When people ask me why I meditate, I smile and reply “it keeps me sane.” Usually they laugh, thinking I’m joking, but I don’t laugh with them. “I’m serious” I say, “It really does keep me sane”. They seem a bit confused, saying I'm such a calm and happy guy. And generally I am, but my secret is meditation.
Growing up, I had an active mind. I thought about things a lot - too much as it turned out. My thoughts would chase after themselves round and round my head. And so I suffered a lot with anxiety and depression.
I came across meditation when I was a teenager looking into spirituality. Like most people, I started and stopped meditating a number of times. It takes a lot of discipline to do something every day, and to sit and “do nothing” seemed tedious and a waste of time - I’d get bored and lazy. Besides my mind would wander so quickly that I was convinced I’d never be able to meditate properly.

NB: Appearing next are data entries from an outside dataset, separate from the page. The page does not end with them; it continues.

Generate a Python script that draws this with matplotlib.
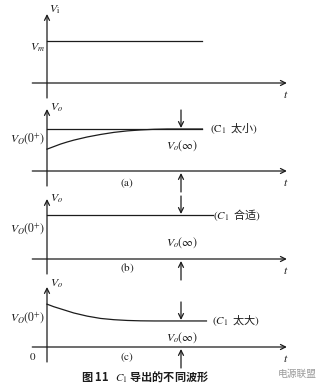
import matplotlib.pyplot as plt

plt.rcParams['font.family'] = ['Noto Sans CJK SC', 'DejaVu Sans']
plt.rcParams['mathtext.fontset'] = 'stix'

W, H = 326, 388

# time axis: t = 0 at the vertical axis, t_inf where the arrows point
t_inf = 10.0
t_axis = [-1.1, 17.9]

# input step V_i
vi_t = [0.0, 11.6]
vi_v = [1.0, 1.0]

# (a) C1 too small: output rises to V_o(inf)
a_t = [0.0, 0.5, 1.0, 1.5, 2.0, 3.0, 4.0, 5.0, 6.0, 7.0, 8.0, 9.0, 11.6]
a_v = [0.52, 0.58, 0.64, 0.69, 0.735, 0.81, 0.87, 0.92, 0.955, 0.978, 0.993, 1.0, 1.0]
a_ref_t = [0.0, 11.6]
a_ref_v = [1.0, 1.0]

# (b) C1 suitable: flat output
b_t = [0.0, 12.4]
b_v = [1.0, 1.0]

# (c) C1 too big: output decays to V_o(inf)
c_t = [0.0, 0.5, 1.0, 1.5, 2.0, 3.0, 4.0, 5.0, 6.0, 7.0, 8.0, 11.9]
c_v = [1.02, 0.96, 0.91, 0.86, 0.81, 0.735, 0.68, 0.65, 0.632, 0.623, 0.62, 0.62]

ink = '#1c1c1c'
px_per_t = 13.4

fig = plt.figure(figsize=(W / 100, H / 100), dpi=100)


def px(x, y):
    return x / W, 1 - y / H


def panel(top, bottom, y0, scale, tip):
    ax = fig.add_axes([0, 1 - bottom / H, 1, (bottom - top) / H])
    ax.set_xlim(-47 / px_per_t, (W - 47) / px_per_t)
    ax.set_ylim(-(bottom - y0) / scale, (y0 - top) / scale)
    ax.axis('off')
    arrow = dict(arrowstyle='->', lw=0.9, color=ink, shrinkA=0, shrinkB=0,
                 mutation_scale=9)
    # time axis
    ax.annotate('', xy=(t_axis[1], 0), xytext=(t_axis[0], 0), arrowprops=arrow)
    # voltage axis
    ax.annotate('', xy=(0, (y0 - tip) / scale), xytext=(0, -15 / scale),
                arrowprops=arrow)
    return ax, arrow


def markers(ax, arrow, level, scale):
    ax.annotate('', xy=(t_inf, level + 1 / scale), xytext=(t_inf, level + 19 / scale),
                arrowprops=arrow)
    ax.annotate('', xy=(t_inf, -2 / scale), xytext=(t_inf, -21 / scale),
                arrowprops=arrow)


fs = 8.5
fl = 8


def label(x, y, s, size=fs, ha='left', **kw):
    fig.text(*px(x, y), s, fontsize=size, va='center', ha=ha, color=ink, **kw)


# input
ax, arrow = panel(0, 100, 83, 42, 14)
ax.plot(vi_t, vi_v, color=ink, lw=0.9)
label(49, 9, r'$V_\mathrm{i}$')
label(45, 47, r'$V_m$', ha='right')
label(283, 95, r'$t$')

# (a)
ax, arrow = panel(100, 190, 171, 42, 109)
ax.plot(a_ref_t, a_ref_v, color=ink, lw=0.9)
ax.plot(a_t, a_v, color=ink, lw=0.9)
markers(ax, arrow, 1.0, 42)
label(50, 108, r'$V_o$')
label(45, 139, r'$V_O(0^{+})$', ha='right')
label(210, 129, r'$(\mathrm{C}_1$  太小$)$', size=fl)
label(182, 146, r'$V_o(\infty)$', ha='center')
label(127, 183, r'$\mathrm{(a)}$', size=fl, ha='center')
label(283, 183, r'$t$')

# (b)
ax, arrow = panel(190, 277, 259, 44, 199)
ax.plot(b_t, b_v, color=ink, lw=0.9)
markers(ax, arrow, 1.0, 44)
label(50, 199, r'$V_o$')
label(45, 229, r'$V_O(0^{+})$', ha='right')
label(213, 215, r'$(C_1$  合适$)$', size=fl)
label(182, 243, r'$V_o(\infty)$', ha='center')
label(127, 268, r'$\mathrm{(b)}$', size=fl, ha='center')
label(283, 270, r'$t$')

# (c)
ax, arrow = panel(277, 365, 347, 42, 287)
ax.plot(c_t, c_v, color=ink, lw=0.9)
markers(ax, arrow, c_v[-1], 42)
label(50, 283, r'$V_o$')
label(45, 318, r'$V_O(0^{+})$', ha='right')
label(212, 321, r'$(C_1$  太大$)$', size=fl)
label(182, 338, r'$V_o(\infty)$', ha='center')
label(33, 357, r'$\mathrm{0}$', size=fl, ha='center')
label(127, 357, r'$\mathrm{(c)}$', size=fl, ha='center')
label(283, 359, r'$t$')

# caption and watermark
label(145, 377, '图 11   $C_1$ 导出的不同波形', size=8, ha='center', fontweight='bold')
fig.text(*px(297, 374), '电源联盟', fontsize=7, va='center', ha='center',
         color='#9a9a9a')

fig.savefig('out.png', dpi=100, facecolor='white')
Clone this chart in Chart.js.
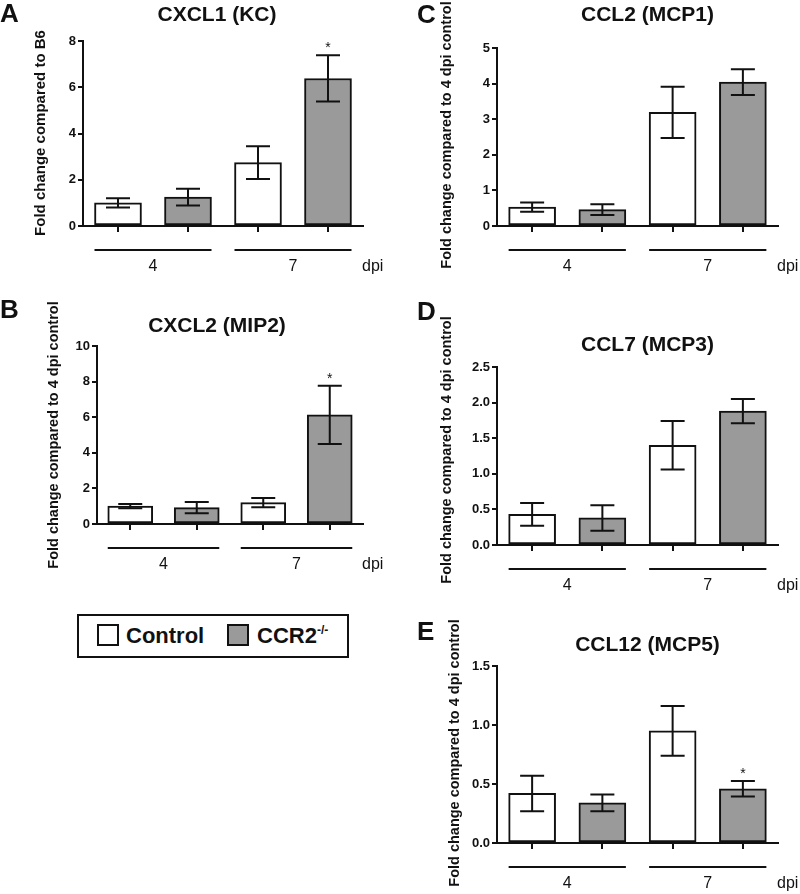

Sure, after meditating I felt a little calmer, but it wouldn’t last. It seemed like a lot of effort for not much effect. But then I began to notice a pattern. Every time I stopped meditating, the anxiety got worse. And the longer I didn’t meditate, the worse the anxiety became. I noticed that after a few days of continuous meditation, I was much calmer in general. I found it helped with depression too. Sure, the depression was still there when I was meditating, but it didn’t seem quite so overwhelming.
With further practise I found more effects of meditation. My thinking became clearer. I’d sometimes experience states of intense bliss and feel energy moving through my body. Sometimes I felt profound sorrow – the unresolved pain that I was holding inside myself, but not allowing myself to feel. At times my sense of self disappeared and I become one with all things, feeling a union with the universe. Or sometimes I’d feel as if I was no-thing – not in a bad way, just that I was one with the void from which all creation springs forth. I started having more vivid dreams and making more progress along the spiritual path in general. I researched the physiological effects of meditation and learnt about how it calms the mind and body, and how incredibly important that is.
My mind still wanders frequently during meditation, but now I know this is the nature of the “Monkey Mind”. I simply accept it, and bring my mind back to the focus of my meditation – usually my breath. I understand that meditation is a practice, not a goal or a state of mind.
I still meditate every day – partly to experience all those amazing benefits, but mostly just to stay sane.